Opening today (Friday 17th June 2016), the new Tate Modern in London’s Southwark is everything you needed and didn’t know you did! If you haven’t already found a reason to visit The Tanks (as the new circular and industrial underground space is affectionately called, after the Power Station’s original oil tanks), as well as the 10-storey twisted brick ziggurat that is the new Switch House extension, here are 5 reasons why you need to go now:
#1 Starchitect Design
Who better to design the extension than the original architects who first converted the 1950s Bankside Power Station by Sir Gilbert Scott into the original Tate Modern? Similar to their controversial design back in 2000, Swiss architects Herzog & de Meuron present a striking combination of raw industrial spaces and refined 21st century architecture. Originally conceived to look like a stack of ice cubes, Switch House now is an extension that stays true to the spirit of the original building, thanks to its brick facade, built as a radically-new lattice cladding (which we are assured pigeons cannot nest in – according to a specially brought-in fowl expert). We love the dramatic angles and the irrational form of the exterior, which set up the raw concrete interiors within.
#2 All that Space
Just how much space does the new building have? Switch House stands 64.5 metres high, which isn’t as tall as its 99 metre chimney, but hey, it’s got 10 new levels of space, which consists of three floors of galleries, education spaces, a member’s room, restaurant, staff offices and the Tate Exchange, a space dedicated to workshops and events, increasing the total gallery space by 60%. There are also areas of circulation, like the original Turbine Hall – perfect for those Insta-shots, ranging from spiralling staircases, triple-height lobbies, and concrete buttresses. What all this space also means is that artworks are no longer relegated to plinths or barriers, but can be explored by walking around, entering or rearranged, as some artists originally intended.
#3 More Women
Artists, that is. Although we’re sure there’ll be a ton of ladies coming to visit the art space as well (see #5). While the number of female artists on display in the original Tate Modern was a mere 17%, the number now bumps up to a cool 36%. Sure, it’s not an equal amount (complains our inner feminists), but it’s still more than double what it was.
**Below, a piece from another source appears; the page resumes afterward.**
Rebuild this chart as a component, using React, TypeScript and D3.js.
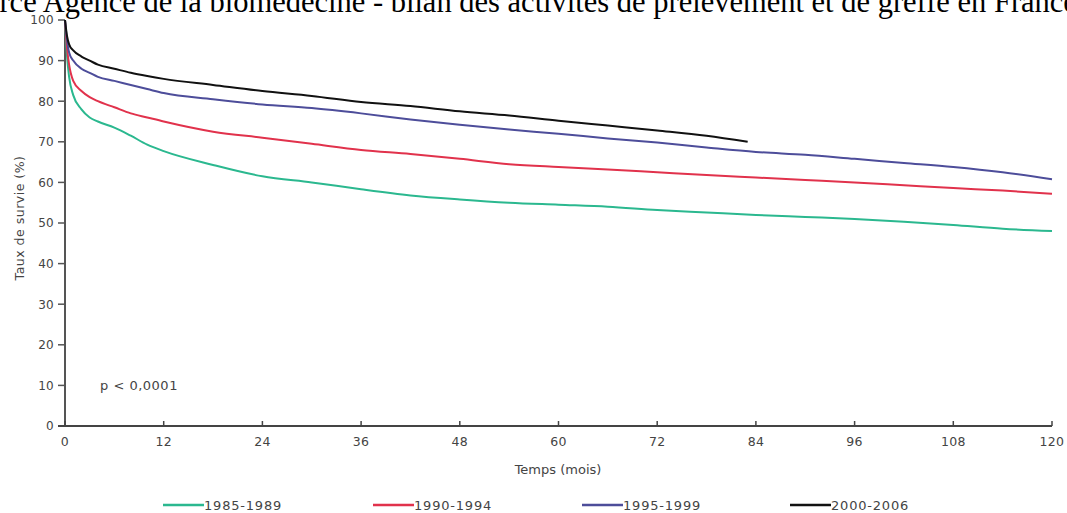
import React from "react";
import * as d3 from "d3";

const months = [0, 0.25, 0.5, 1, 2, 3, 4, 6, 8, 10, 12, 18, 24, 30, 36, 42, 48, 54, 60, 66, 72, 78, 84, 90, 96, 102, 108, 114, 120];
const s1985 = [100, 91, 86, 81.5, 78, 76, 75, 73.5, 71.5, 69.3, 67.7, 64.3, 61.5, 60, 58.3, 56.8, 55.8, 55, 54.5, 54, 53.2, 52.6, 52, 51.5, 51, 50.3, 49.5, 48.6, 48];
const s1990 = [100, 93, 89, 85, 82.5, 81, 80, 78.5, 77, 76, 75, 72.5, 71, 69.5, 68, 67, 65.8, 64.5, 63.8, 63.2, 62.5, 61.8, 61.2, 60.6, 60, 59.3, 58.6, 58, 57.2];
const s1995 = [100, 95, 92, 90, 88, 87, 86, 85, 84, 83, 82, 80.5, 79.2, 78.3, 77, 75.5, 74.2, 73, 72, 70.8, 69.8, 68.6, 67.5, 66.8, 65.8, 64.8, 63.8, 62.5, 60.8];
const months2000 = [0, 0.25, 0.5, 1, 2, 3, 4, 6, 8, 10, 12, 18, 24, 30, 36, 42, 48, 54, 60, 66, 72, 78, 83];
const s2000 = [100, 96, 94, 92.5, 91, 90, 89, 88, 87, 86.2, 85.5, 84, 82.5, 81.3, 79.8, 78.8, 77.5, 76.5, 75.2, 74, 72.8, 71.5, 70];

const seriesNames = ["1985-1989", "1990-1994", "1995-1999", "2000-2006"];
const seriesColors = ["#2bb88f", "#e1324c", "#4d4d9a", "#111111"];
const xTicks = [0, 12, 24, 36, 48, 60, 72, 84, 96, 108, 120];
const yTicks = [0, 10, 20, 30, 40, 50, 60, 70, 80, 90, 100];

const W = 1067;
const H = 513;

export default function App() {
  const x = d3.scaleLinear().domain([0, 120]).range([65, 1052]);
  const y = d3.scaleLinear().domain([0, 100]).range([426, 20]);
  const series = [
    { name: seriesNames[0], color: seriesColors[0], xs: months, ys: s1985 },
    { name: seriesNames[1], color: seriesColors[1], xs: months, ys: s1990 },
    { name: seriesNames[2], color: seriesColors[2], xs: months, ys: s1995 },
    { name: seriesNames[3], color: seriesColors[3], xs: months2000, ys: s2000 },
  ];
  const line = d3
    .line<[number, number]>()
    .x((d) => x(d[0]))
    .y((d) => y(d[1]))
    .curve(d3.curveMonotoneX);
  const sans = "'DejaVu Sans', Verdana, sans-serif";
  const legendX = [163, 373, 582, 790];

  return (
    <svg
      width={W}
      height={H}
      style={{ position: "absolute", left: 0, top: 0, background: "#fff" }}
    >
      <text
        x={-48}
        y={12}
        fontFamily="'Liberation Serif', 'Times New Roman', serif"
        fontSize={30.5}
        fill="#000"
      >
        Source Agence de la biomédecine - bilan des activités de prélèvement et de greffe en France 2007
      </text>

      {/* y axis */}
      <line x1={x(0)} x2={x(0)} y1={y(100)} y2={y(0)} stroke="#555" strokeWidth={2} />
      {yTicks.map((t) => (
        <g key={"y" + t}>
          <line x1={x(0) - 7} x2={x(0)} y1={y(t)} y2={y(t)} stroke="#555" strokeWidth={1.5} />
          <text
            x={x(0) - 11}
            y={y(t)}
            dy="0.36em"
            textAnchor="end"
            fontFamily={sans}
            fontSize={12}
            letterSpacing={0.3}
            fill="#444"
          >
            {t}
          </text>
        </g>
      ))}
      {/* x axis */}
      <line x1={x(0) - 7} x2={x(120)} y1={y(0)} y2={y(0)} stroke="#444" strokeWidth={2} />
      {xTicks.map((t) => (
        <g key={"x" + t}>
          <line x1={x(t)} x2={x(t)} y1={y(0)} y2={y(0) - 5} stroke="#444" strokeWidth={1.5} />
          <text
            x={x(t)}
            y={y(0) + 20}
            textAnchor="middle"
            fontFamily={sans}
            fontSize={12.5}
            letterSpacing={0.3}
            fill="#444"
          >
            {t}
          </text>
        </g>
      ))}

      <text
        transform={`translate(24, ${218}) rotate(-90)`}
        textAnchor="middle"
        fontFamily={sans}
        fontSize={12.5}
        letterSpacing={0.5}
        fill="#444"
      >
        Taux de survie (%)
      </text>
      <text x={558} y={474} textAnchor="middle" fontFamily={sans} fontSize={13} fill="#444">
        Temps (mois)
      </text>
      <text x={100} y={390} fontFamily={sans} fontSize={13} letterSpacing={0.5} fill="#444">
        p &lt; 0,0001
      </text>

      {series.map((s) => (
        <path
          key={s.name}
          d={line(s.xs.map((m, i) => [m, s.ys[i]] as [number, number])) || ""}
          fill="none"
          stroke={s.color}
          strokeWidth={2}
        />
      ))}

      {series.map((s, i) => (
        <g key={"lg" + s.name}>
          <line
            x1={legendX[i]}
            x2={legendX[i] + 41}
            y1={505}
            y2={505}
            stroke={s.color}
            strokeWidth={2.5}
          />
          <text
            x={legendX[i] + 41}
            y={510}
            fontFamily={sans}
            fontSize={13}
            letterSpacing={0.8}
            fill="#444"
          >
            {s.name}
          </text>
        </g>
      ))}
    </svg>
  );
}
And it’s not just ladies that are being represented, but a more “international, diverse and engaging’ collection according to Tate Modern’s director Frances Morris, including works from Africa, Middle East, Eastern Europe, Asia and South America.
#4 Macaws and Horses
Wait, is it an animal farm as well? Nope, but the museum currently houses two macaws as part of artist Hélio Oiticica’s ‘Tropicália, Penetrables PN 2 ‘Purity is a myth’ and PN 3 ‘Imagetical’ 1966-7‘ performance exhibition. You needn’t worry about a Hitchcock-ian incident, but you might have to turn up your nose at horse poo, thanks to Tania Bruguera’s Tatlins Whisper #5, where two police officers on horseback use crowd control techniques similar to those at a pop concert, football match or political demonstration. The performance can happen at any time and might include: closing off the gallery entrance or entrances; manipulating the audience into a single group and encircling it to tighten the group; frontal confrontation with the horse; and breaking up the audience into two distinct groups. Who needs the zoo when you can be part of it?
#5 Meet Your Soulmate
If we had a dollar for every couple we knew that met at a museum/art gallery/public space…you get our drift. The fact that the Tate Modern was originally built to receive a capacity of 2 million people per year but is actually seeing 5 million walk through its doors means your chances of meeting ‘The One’ there is actually quite high. “We wanted to create the kind of public spaces you find in nature, where you sit under a tree or on a rock,” says Jacques Herzog, one half of Herzog & de Meuron. “It should be like a cathedral, with these smaller areas where you can be in a more intimate side section, but feel part of a bigger whole.” Who knows, the person next to you in the Tate Modern’s nook or niches, or across the vertiginous new bridge that slings across the Turbine Hall could turn you into the next Hiddleswift.